Good elements include a team of bad guys like those in Reservoir Dogs or Point Break, only their names are on theme, including Krampus, Candy Cane, Frosty, Tinsel, Sugarplum, and Peppermint.  Of these, Arrow’s Brendan Fletcher stands out as Krampus (an elf) and Altered Carbon’s Mitra Suri makes a good badass as Candy Cane.  The writers never find the right balance between drama, humor, and horror, and it often can be caught trying too hard, taking itself too seriously while alternately having the odd moment when you think a few more revisions could have made it a better movie.
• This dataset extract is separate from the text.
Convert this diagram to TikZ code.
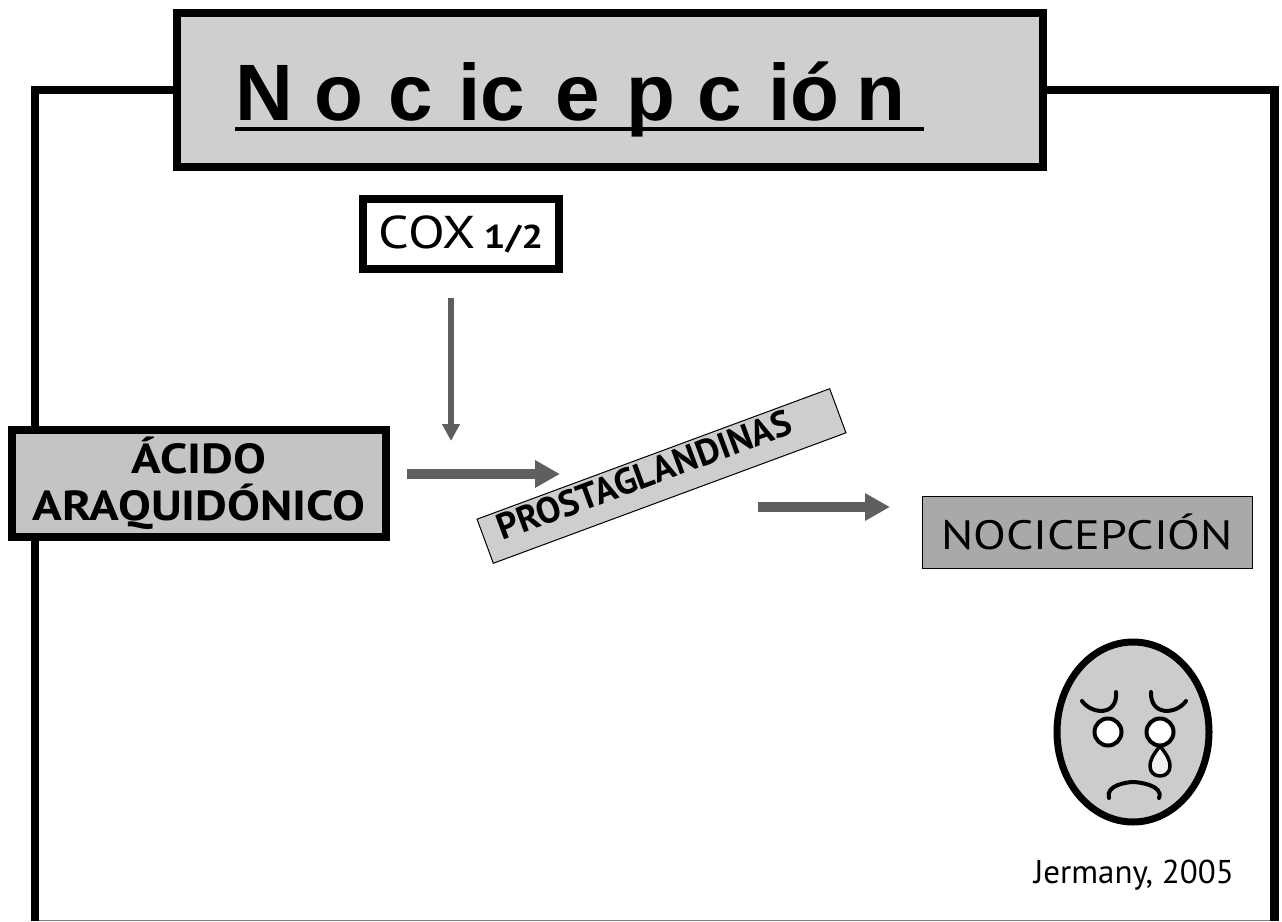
\documentclass[tikz,border=0pt]{standalone}
\usepackage{fontspec}
\setmainfont{PT Sans}
\newfontfamily\titlefont{Liberation Sans}
\newfontfamily\handfont[FakeStretch=1.17]{PT Sans}
\usetikzlibrary{arrows.meta}
\definecolor{titlegray}{HTML}{CFCFCF}
\definecolor{boxgray}{HTML}{C4C4C4}
\definecolor{prostagray}{HTML}{CECECE}
\definecolor{nocigray}{HTML}{A9A9A9}
\definecolor{arrowgray}{HTML}{5F5F5F}
\definecolor{facegray}{HTML}{CCCCCC}
\definecolor{teargray}{HTML}{F0F0F0}
\tikzset{
  x=1pt,y=-1pt,
  heavybox/.style={draw=black,line width=8pt,inner sep=0pt,outer sep=0pt,align=center},
  thinbox/.style={draw=black,line width=1pt,inner sep=0pt,outer sep=0pt,align=center},
  frameline/.style={draw=black,line width=8.5pt,line join=miter},
  bigarrow/.style={draw=arrowgray,line width=10pt,-{Triangle[length=25pt,width=26pt,fill=arrowgray]}},
  smallarrow/.style={draw=arrowgray,line width=6pt,-{Triangle[length=17pt,width=17pt,fill=arrowgray]}},
  faceline/.style={draw=black,line width=4pt,line cap=round},
}
\newcommand{\tg}[1]{\hspace{#1pt}}
\begin{document}
\begin{tikzpicture}
\useasboundingbox (0,0) rectangle (1282,921);
\fill[white] (0,0) rectangle (1282,921);
% frame
\draw[gray,line width=1pt] (39,920.5) -- (1270,920.5);
\draw[frameline] (175,90) -- (35,90) -- (35,921);
\draw[frameline] (1045,90) -- (1274.5,90) -- (1274.5,921);
% title
\node[heavybox,fill=titlegray,minimum width=866pt,minimum height=154pt] (title) at (610,89.5) {};
\fill[black] (235,127) rectangle (924,131);
\node[inner sep=0pt,anchor=base west] (titletext) at (235,120)
  {\titlefont\bfseries\fontsize{80}{80}\selectfont N\tg{22}o\tg{24.2}c\tg{26}ic\tg{30.3}e\tg{27}p\tg{21.6}c\tg{26.5}ió\tg{17}n};
% cox
\node[heavybox,fill=white,minimum width=196pt,minimum height=70pt] (cox) at (461,234)
  {\handfont\fontsize{46}{46}\selectfont COX\hspace{8pt}{\fontsize{33}{33}\selectfont\bfseries 1/2}};
% acido
\node[heavybox,fill=boxgray,minimum width=374pt,minimum height=107pt,font=\handfont\bfseries\fontsize{42}{47}\selectfont] (acido) at (199,483.5)
  {ÁCIDO\\ARAQUIDÓNICO};
% prostaglandinas
\node[thinbox,fill=prostagray,rotate=20.3,minimum width=376pt,minimum height=47pt] (prosta) at (661.5,476) {};
\node[rotate=20.3,inner sep=0pt] (prostatext) at (644,475)
  {\bfseries\fontsize{36.5}{36.5}\selectfont PROSTAGLANDINAS};
% nocicepcion
\node[thinbox,fill=nocigray,minimum width=330pt,minimum height=72pt] (noci) at (1087,532)
  {\handfont\fontsize{41}{41}\selectfont NOCICEPCIÓN};
% arrows
\draw[smallarrow] ([xshift=-10pt,yshift=-29pt]cox.south) -- ([xshift=-10pt,yshift=-172pt]cox.south);
\draw[bigarrow] ([xshift=21pt,yshift=9.5pt]acido.east) -- ++(153,0);
\draw[bigarrow] ([xshift=-164pt,yshift=25pt]noci.west) -- ++(132,0);
% face
\draw[black,fill=facegray,line width=7pt] (1133,732) ellipse [x radius=76,y radius=90];
\draw[black,fill=white,line width=4pt] (1108,732) circle [radius=13.5] (1160,732) circle [radius=13.5];
\draw[black,fill=teargray,line width=3.5pt,line join=round] (1160,746)
  .. controls (1168,756) and (1170,761) .. (1170,766)
  .. controls (1170,772) and (1166,776) .. (1160,776)
  .. controls (1154,776) and (1150,772) .. (1150,766)
  .. controls (1150,761) and (1152,756) .. (1160,746);
\draw[faceline] (1082,701) .. controls (1092,715) and (1118,716) .. (1116,692);
\draw[faceline] (1151,692) .. controls (1150,716) and (1176,715) .. (1186,701);
\draw[faceline] (1109,798) .. controls (1105,785) and (1128,782) .. (1133,782) .. controls (1138,782) and (1164,785) .. (1159,798);
% credit
\node[anchor=base east,inner sep=0pt,font=\fontsize{33}{33}\selectfont] (credit) at (1234,883) {Jermany, 2005};
\end{tikzpicture}
\end{document}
The violence isn’t brilliantly staged or choreographed, but it’s as good or better than your favorite Chuck Norris movie.  There’s something satisfying about Santa dishing out some justice, conjuring the warrior from the medieval past of this construct of the character.  Harbour goes full Thor mode with his own giant hammer called Skullcrusher at one point.  It’s a surprise angle, but that ice skate gets used imaginatively, and no matter what damage you thought a licked-to-sharpened candy cane can do, it may not measure up to Santa using it to save the day.

“Christmas ends tonight” is the theme of the movie, and a better title would have echoed its horror cousin Halloween Ends, as Last Christmas, or something similar, but at least the “violent” in the title hides nothing.

It probably wasn’t a great bet for Christmas viewing anyway.  So if you like David Harbour, violence, and are up for an irreverent Christmas movie, watch Violent Night, streaming on the basic Peacock channel now.